The association has already signed an agreement with India’s Manikaran Power Limited for the potential export of up to 2,500 MW.
“If we had a trading licence, we would already be selling electricity,” IPPAN President Dangi said. “The NEA alone is handling limited export capacity, so the private sector should also be allowed to trade.”
He warned that as more projects come online, surplus management will become increasingly difficult unless export capacity expands.
“If generation reaches 5,300 to 5,400 MW next year, how will the NEA manage it alone?” he said.
Nepal currently has approval to export up to 1,200 MW of electricity to India and Bangladesh.
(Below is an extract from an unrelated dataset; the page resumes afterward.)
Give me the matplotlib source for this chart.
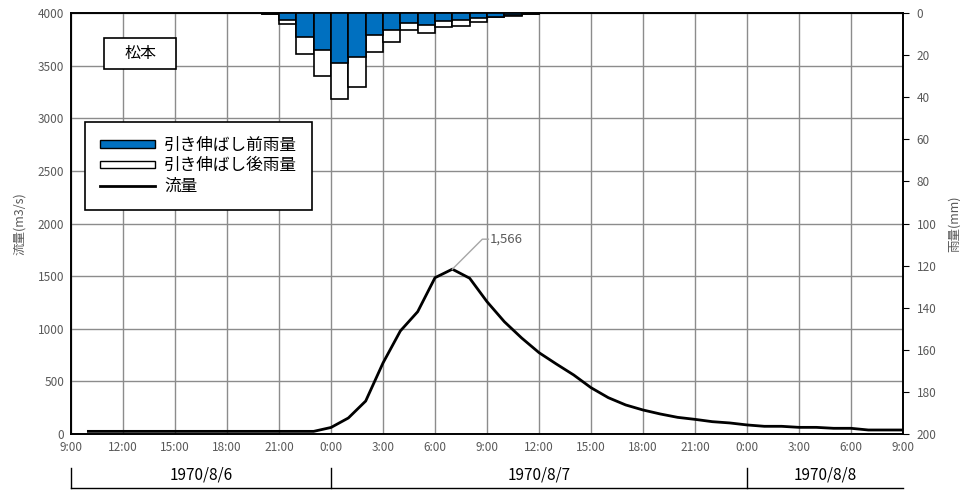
import matplotlib
matplotlib.use('Agg')
import matplotlib.pyplot as plt
from matplotlib.patches import Patch, Rectangle
from matplotlib.lines import Line2D

plt.rcParams['font.family'] = ['Noto Sans CJK JP', 'DejaVu Sans']

# hours counted from 1970/8/6 9:00
flow_hours = list(range(1, 49))
flow = [25, 25, 25, 25, 25, 25, 25, 25, 25, 25, 25, 25, 25, 25,
        62, 152, 313, 675, 979, 1162, 1485, 1566, 1480, 1257, 1067, 912, 773,
        665, 561, 440, 345, 276, 228, 190, 158, 139, 117, 105, 86,
        73, 73, 63, 63, 54, 54, 38, 38, 38]

rain_hours = list(range(11, 27))  # left edge of each hourly bar
rain_before = [0.5, 3.2, 11.3, 17.4, 23.9, 20.8, 10.6, 8.1, 4.8, 5.7, 3.7, 3.2, 2.4, 1.8, 1.0, 0.4]
rain_after = [0.7, 5.2, 19.5, 30.1, 41.0, 35.0, 18.7, 13.6, 8.1, 9.7, 6.5, 6.0, 4.3, 2.1, 1.2, 0.5]

tick_hours = list(range(0, 49, 3))
tick_labels = ['9:00', '12:00', '15:00', '18:00', '21:00', '0:00', '3:00', '6:00', '9:00',
               '12:00', '15:00', '18:00', '21:00', '0:00', '3:00', '6:00', '9:00']
dates = ['1970/8/6', '1970/8/7', '1970/8/8']
date_bounds = [0, 15, 39, 48]

peak = max(flow)
peak_hour = flow_hours[flow.index(peak)]

gray = '#595959'
blue = '#0070C0'

fig = plt.figure(figsize=(9.6, 4.93), dpi=100)
ax = fig.add_axes([0.074, 0.1197, 0.8666, 0.8539])

ax.plot(flow_hours, flow, color='black', lw=2, zorder=3)
ax.set_xlim(0, 48)
ax.set_ylim(0, 4000)
ax.set_yticks(range(0, 4001, 500))
ax.set_xticks(tick_hours)
ax.set_xticklabels(tick_labels)
ax.grid(True, color='#8c8c8c', lw=1)
ax.tick_params(axis='both', length=0, labelsize=8.5, labelcolor=gray, pad=5)
ax.set_ylabel('流量(m3/s)', color=gray, fontsize=9, labelpad=8)
for s in ax.spines.values():
    s.set_color('black')
    s.set_linewidth(1.2)

ax2 = ax.twinx()
ax2.bar(rain_hours, rain_after, width=1, align='edge', color='white', edgecolor='black', lw=1.2, zorder=2)
ax2.bar(rain_hours, rain_before, width=1, align='edge', color=blue, edgecolor='black', lw=1.2, zorder=3)
ax2.set_ylim(200, 0)
ax2.set_yticks(range(0, 201, 20))
ax2.tick_params(axis='y', length=4, color='black', labelsize=8.5, labelcolor=gray, pad=6)
ax2.set_ylabel('雨量(mm)', color=gray, fontsize=9, labelpad=8)
for s in ax2.spines.values():
    s.set_color('black')
    s.set_linewidth(1.2)

# peak label with bent leader
kx, ky = peak_hour + 1.73, peak + 285
ax.plot([peak_hour, kx, kx + 0.35], [peak, ky, ky], color='#a6a6a6', lw=1, zorder=4)
ax.text(kx + 0.45, ky, '{:,}'.format(peak), fontsize=9.5, color=gray, va='center', ha='left')

# station name box
ax2.add_patch(Rectangle((0.0397, 0.867), 0.0865, 0.0736, transform=ax.transAxes,
                        fc='white', ec='black', lw=1.2, zorder=5))
ax2.text(0.0397 + 0.0865 / 2, 0.867 + 0.0736 / 2, '松本', transform=ax.transAxes,
         ha='center', va='center', fontsize=11.5, zorder=6)

handles = [Patch(facecolor=blue, edgecolor='black'),
           Patch(facecolor='white', edgecolor='black'),
           Line2D([], [], color='black', lw=2)]
leg = ax2.legend(handles, ['引き伸ばし前雨量', '引き伸ばし後雨量', '流量'],
                 loc='upper left', bbox_to_anchor=(0.0168, 0.741), fontsize=12,
                 frameon=True, fancybox=False, edgecolor='black', framealpha=1,
                 handlelength=3.3, handleheight=0.3, labelspacing=0.2,
                 borderpad=0.9, borderaxespad=0, handletextpad=0.55)
leg.get_frame().set_linewidth(1.2)
leg.set_zorder(10)

# date bracket below axis
tr = ax.get_xaxis_transform()
ax.plot([0, 48], [-0.128, -0.128], color='black', lw=1, transform=tr, clip_on=False)
for b in date_bounds[:3]:
    ax.plot([b, b], [-0.081, -0.128], color='black', lw=1, transform=tr, clip_on=False)
for i, d in enumerate(dates):
    ax.text((date_bounds[i] + date_bounds[i + 1]) / 2, -0.097, d, transform=tr,
            ha='center', va='center', fontsize=11)

plt.savefig('out.png', dpi=100)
However, long-term export expansion depends heavily on completion of the 400 kV Hetauda–Dhalkebar–Inaruwa transmission line.
The 288-kilometre project, initiated in 2012, has faced repeated delays due to land acquisition and compensation disputes, particularly in the Hatiya area of Hetauda.
While the 154-kilometre Dhalkebar–Inaruwa section has been operational for three years, the Hetauda–Dhalkebar segment has progressed slowly.
NEA officials said construction has now accelerated, with only two towers remaining in the Hetauda section. Project chief Shyam Yadav said progress is now steady.
“Work is moving forward quickly. Once completed, this line will make it much easier to export electricity from the Kaligandaki and Marsyangdi corridors to India, and import power during the dry season,” Yadav said.
Earlier, NEA’s acting Managing Director Shrestha warned that delays in completing the transmission line could lead to the spillage of around 800 MW of monsoon electricity, potentially costing the economy billions of rupees.
He said completion of the line would significantly improve export reliability and reduce the risk of surplus energy going unused during peak monsoon generation periods.